▶ [Supplied data]:
********

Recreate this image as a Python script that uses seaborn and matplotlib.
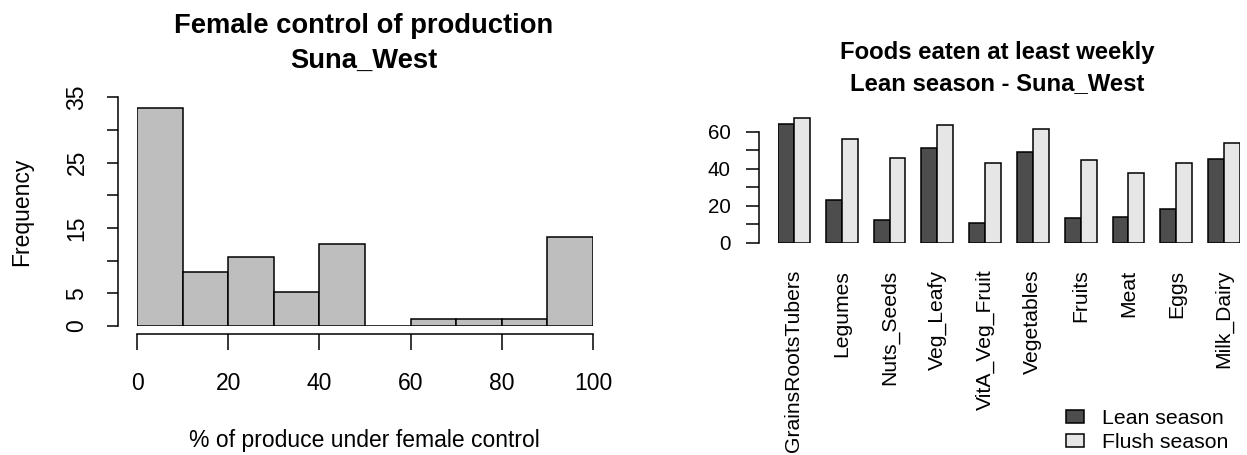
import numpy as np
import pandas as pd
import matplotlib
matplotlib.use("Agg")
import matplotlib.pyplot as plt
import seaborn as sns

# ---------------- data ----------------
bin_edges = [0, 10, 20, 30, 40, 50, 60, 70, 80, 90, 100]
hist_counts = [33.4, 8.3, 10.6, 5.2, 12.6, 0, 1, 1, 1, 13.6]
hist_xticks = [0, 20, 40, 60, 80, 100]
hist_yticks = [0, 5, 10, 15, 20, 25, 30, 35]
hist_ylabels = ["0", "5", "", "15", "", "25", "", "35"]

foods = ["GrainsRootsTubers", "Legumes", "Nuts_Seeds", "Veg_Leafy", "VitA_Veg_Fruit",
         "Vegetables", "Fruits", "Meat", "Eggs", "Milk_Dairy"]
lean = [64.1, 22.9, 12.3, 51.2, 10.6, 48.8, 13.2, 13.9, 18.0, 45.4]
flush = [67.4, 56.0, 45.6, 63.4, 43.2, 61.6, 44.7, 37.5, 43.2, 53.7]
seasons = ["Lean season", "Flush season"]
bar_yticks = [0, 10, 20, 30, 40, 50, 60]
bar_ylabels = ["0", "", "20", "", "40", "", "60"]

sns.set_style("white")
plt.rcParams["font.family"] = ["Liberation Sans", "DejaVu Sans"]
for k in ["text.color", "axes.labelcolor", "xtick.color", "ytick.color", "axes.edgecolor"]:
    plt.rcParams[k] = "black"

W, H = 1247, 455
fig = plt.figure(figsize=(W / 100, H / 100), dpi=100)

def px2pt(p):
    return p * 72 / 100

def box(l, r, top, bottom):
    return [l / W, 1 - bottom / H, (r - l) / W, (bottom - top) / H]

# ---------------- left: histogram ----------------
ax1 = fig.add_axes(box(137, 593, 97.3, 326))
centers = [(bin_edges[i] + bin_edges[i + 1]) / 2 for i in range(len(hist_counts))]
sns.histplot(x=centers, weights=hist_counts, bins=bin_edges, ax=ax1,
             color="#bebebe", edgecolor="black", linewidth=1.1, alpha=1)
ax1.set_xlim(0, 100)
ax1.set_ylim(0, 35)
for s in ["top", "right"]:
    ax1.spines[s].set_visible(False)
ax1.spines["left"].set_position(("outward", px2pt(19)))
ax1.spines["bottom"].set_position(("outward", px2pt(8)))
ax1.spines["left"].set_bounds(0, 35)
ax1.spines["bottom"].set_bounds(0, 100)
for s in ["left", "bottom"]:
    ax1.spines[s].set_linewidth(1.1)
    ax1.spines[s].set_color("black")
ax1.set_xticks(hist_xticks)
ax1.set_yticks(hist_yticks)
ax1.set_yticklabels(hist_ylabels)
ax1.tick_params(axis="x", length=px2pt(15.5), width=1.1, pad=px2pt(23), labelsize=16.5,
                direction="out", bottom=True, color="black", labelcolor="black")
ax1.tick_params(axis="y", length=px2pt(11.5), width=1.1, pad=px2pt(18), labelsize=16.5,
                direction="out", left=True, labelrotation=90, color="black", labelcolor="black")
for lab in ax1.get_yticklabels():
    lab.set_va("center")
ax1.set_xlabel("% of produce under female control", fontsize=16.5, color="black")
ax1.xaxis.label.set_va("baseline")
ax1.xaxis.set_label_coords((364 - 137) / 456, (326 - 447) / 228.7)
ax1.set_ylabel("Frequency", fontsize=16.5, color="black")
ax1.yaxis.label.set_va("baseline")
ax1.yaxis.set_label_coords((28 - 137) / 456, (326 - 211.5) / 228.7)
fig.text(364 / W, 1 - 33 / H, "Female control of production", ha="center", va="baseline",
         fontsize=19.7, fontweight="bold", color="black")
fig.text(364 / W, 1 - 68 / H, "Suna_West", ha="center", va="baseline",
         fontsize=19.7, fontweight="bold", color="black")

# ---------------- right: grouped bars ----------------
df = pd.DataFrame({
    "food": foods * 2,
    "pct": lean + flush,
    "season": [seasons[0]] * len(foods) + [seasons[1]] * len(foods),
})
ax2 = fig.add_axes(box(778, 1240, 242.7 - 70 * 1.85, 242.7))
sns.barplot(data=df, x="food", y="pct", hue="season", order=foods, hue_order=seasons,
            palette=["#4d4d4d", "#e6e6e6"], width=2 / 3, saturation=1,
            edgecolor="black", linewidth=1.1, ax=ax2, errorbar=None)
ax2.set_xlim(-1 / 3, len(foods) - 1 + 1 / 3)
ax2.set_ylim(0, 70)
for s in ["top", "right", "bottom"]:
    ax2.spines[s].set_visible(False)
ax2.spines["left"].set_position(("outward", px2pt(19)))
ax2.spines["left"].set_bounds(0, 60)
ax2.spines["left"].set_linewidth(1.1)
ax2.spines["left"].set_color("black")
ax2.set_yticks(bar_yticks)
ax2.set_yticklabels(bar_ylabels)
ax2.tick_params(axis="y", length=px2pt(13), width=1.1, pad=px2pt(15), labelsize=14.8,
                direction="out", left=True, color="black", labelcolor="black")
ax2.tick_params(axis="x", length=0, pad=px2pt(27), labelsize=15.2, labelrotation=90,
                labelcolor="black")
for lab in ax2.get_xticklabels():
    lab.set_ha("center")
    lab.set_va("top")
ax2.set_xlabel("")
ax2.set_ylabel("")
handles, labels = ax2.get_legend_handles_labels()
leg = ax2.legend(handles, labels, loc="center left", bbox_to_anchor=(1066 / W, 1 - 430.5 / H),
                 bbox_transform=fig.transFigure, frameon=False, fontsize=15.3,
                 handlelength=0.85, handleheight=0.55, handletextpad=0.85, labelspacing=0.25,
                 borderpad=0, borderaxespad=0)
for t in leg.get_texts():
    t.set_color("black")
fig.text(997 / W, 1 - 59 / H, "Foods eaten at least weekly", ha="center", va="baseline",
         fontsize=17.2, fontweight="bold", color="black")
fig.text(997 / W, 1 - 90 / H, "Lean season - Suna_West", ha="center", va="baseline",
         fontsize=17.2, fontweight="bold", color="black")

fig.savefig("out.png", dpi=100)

********

▶ [What is required]: Transcribe the full listing above exactly as it stands, minus the pictures.

▶ [Exercise result]:
Recreate this image as a Python script that uses seaborn and matplotlib.
import numpy as np
import pandas as pd
import matplotlib
matplotlib.use("Agg")
import matplotlib.pyplot as plt
import seaborn as sns

# ---------------- data ----------------
bin_edges = [0, 10, 20, 30, 40, 50, 60, 70, 80, 90, 100]
hist_counts = [33.4, 8.3, 10.6, 5.2, 12.6, 0, 1, 1, 1, 13.6]
hist_xticks = [0, 20, 40, 60, 80, 100]
hist_yticks = [0, 5, 10, 15, 20, 25, 30, 35]
hist_ylabels = ["0", "5", "", "15", "", "25", "", "35"]

foods = ["GrainsRootsTubers", "Legumes", "Nuts_Seeds", "Veg_Leafy", "VitA_Veg_Fruit",
         "Vegetables", "Fruits", "Meat", "Eggs", "Milk_Dairy"]
lean = [64.1, 22.9, 12.3, 51.2, 10.6, 48.8, 13.2, 13.9, 18.0, 45.4]
flush = [67.4, 56.0, 45.6, 63.4, 43.2, 61.6, 44.7, 37.5, 43.2, 53.7]
seasons = ["Lean season", "Flush season"]
bar_yticks = [0, 10, 20, 30, 40, 50, 60]
bar_ylabels = ["0", "", "20", "", "40", "", "60"]

sns.set_style("white")
plt.rcParams["font.family"] = ["Liberation Sans", "DejaVu Sans"]
for k in ["text.color", "axes.labelcolor", "xtick.color", "ytick.color", "axes.edgecolor"]:
    plt.rcParams[k] = "black"

W, H = 1247, 455
fig = plt.figure(figsize=(W / 100, H / 100), dpi=100)

def px2pt(p):
    return p * 72 / 100

def box(l, r, top, bottom):
    return [l / W, 1 - bottom / H, (r - l) / W, (bottom - top) / H]

# ---------------- left: histogram ----------------
ax1 = fig.add_axes(box(137, 593, 97.3, 326))
centers = [(bin_edges[i] + bin_edges[i + 1]) / 2 for i in range(len(hist_counts))]
sns.histplot(x=centers, weights=hist_counts, bins=bin_edges, ax=ax1,
             color="#bebebe", edgecolor="black", linewidth=1.1, alpha=1)
ax1.set_xlim(0, 100)
ax1.set_ylim(0, 35)
for s in ["top", "right"]:
    ax1.spines[s].set_visible(False)
ax1.spines["left"].set_position(("outward", px2pt(19)))
ax1.spines["bottom"].set_position(("outward", px2pt(8)))
ax1.spines["left"].set_bounds(0, 35)
ax1.spines["bottom"].set_bounds(0, 100)
for s in ["left", "bottom"]:
    ax1.spines[s].set_linewidth(1.1)
    ax1.spines[s].set_color("black")
ax1.set_xticks(hist_xticks)
ax1.set_yticks(hist_yticks)
ax1.set_yticklabels(hist_ylabels)
ax1.tick_params(axis="x", length=px2pt(15.5), width=1.1, pad=px2pt(23), labelsize=16.5,
                direction="out", bottom=True, color="black", labelcolor="black")
ax1.tick_params(axis="y", length=px2pt(11.5), width=1.1, pad=px2pt(18), labelsize=16.5,
                direction="out", left=True, labelrotation=90, color="black", labelcolor="black")
for lab in ax1.get_yticklabels():
    lab.set_va("center")
ax1.set_xlabel("% of produce under female control", fontsize=16.5, color="black")
ax1.xaxis.label.set_va("baseline")
ax1.xaxis.set_label_coords((364 - 137) / 456, (326 - 447) / 228.7)
ax1.set_ylabel("Frequency", fontsize=16.5, color="black")
ax1.yaxis.label.set_va("baseline")
ax1.yaxis.set_label_coords((28 - 137) / 456, (326 - 211.5) / 228.7)
fig.text(364 / W, 1 - 33 / H, "Female control of production", ha="center", va="baseline",
         fontsize=19.7, fontweight="bold", color="black")
fig.text(364 / W, 1 - 68 / H, "Suna_West", ha="center", va="baseline",
         fontsize=19.7, fontweight="bold", color="black")

# ---------------- right: grouped bars ----------------
df = pd.DataFrame({
    "food": foods * 2,
    "pct": lean + flush,
    "season": [seasons[0]] * len(foods) + [seasons[1]] * len(foods),
})
ax2 = fig.add_axes(box(778, 1240, 242.7 - 70 * 1.85, 242.7))
sns.barplot(data=df, x="food", y="pct", hue="season", order=foods, hue_order=seasons,
            palette=["#4d4d4d", "#e6e6e6"], width=2 / 3, saturation=1,
            edgecolor="black", linewidth=1.1, ax=ax2, errorbar=None)
ax2.set_xlim(-1 / 3, len(foods) - 1 + 1 / 3)
ax2.set_ylim(0, 70)
for s in ["top", "right", "bottom"]:
    ax2.spines[s].set_visible(False)
ax2.spines["left"].set_position(("outward", px2pt(19)))
ax2.spines["left"].set_bounds(0, 60)
ax2.spines["left"].set_linewidth(1.1)
ax2.spines["left"].set_color("black")
ax2.set_yticks(bar_yticks)
ax2.set_yticklabels(bar_ylabels)
ax2.tick_params(axis="y", length=px2pt(13), width=1.1, pad=px2pt(15), labelsize=14.8,
                direction="out", left=True, color="black", labelcolor="black")
ax2.tick_params(axis="x", length=0, pad=px2pt(27), labelsize=15.2, labelrotation=90,
                labelcolor="black")
for lab in ax2.get_xticklabels():
    lab.set_ha("center")
    lab.set_va("top")
ax2.set_xlabel("")
ax2.set_ylabel("")
handles, labels = ax2.get_legend_handles_labels()
leg = ax2.legend(handles, labels, loc="center left", bbox_to_anchor=(1066 / W, 1 - 430.5 / H),
                 bbox_transform=fig.transFigure, frameon=False, fontsize=15.3,
                 handlelength=0.85, handleheight=0.55, handletextpad=0.85, labelspacing=0.25,
                 borderpad=0, borderaxespad=0)
for t in leg.get_texts():
    t.set_color("black")
fig.text(997 / W, 1 - 59 / H, "Foods eaten at least weekly", ha="center", va="baseline",
         fontsize=17.2, fontweight="bold", color="black")
fig.text(997 / W, 1 - 90 / H, "Lean season - Suna_West", ha="center", va="baseline",
         fontsize=17.2, fontweight="bold", color="black")

fig.savefig("out.png", dpi=100)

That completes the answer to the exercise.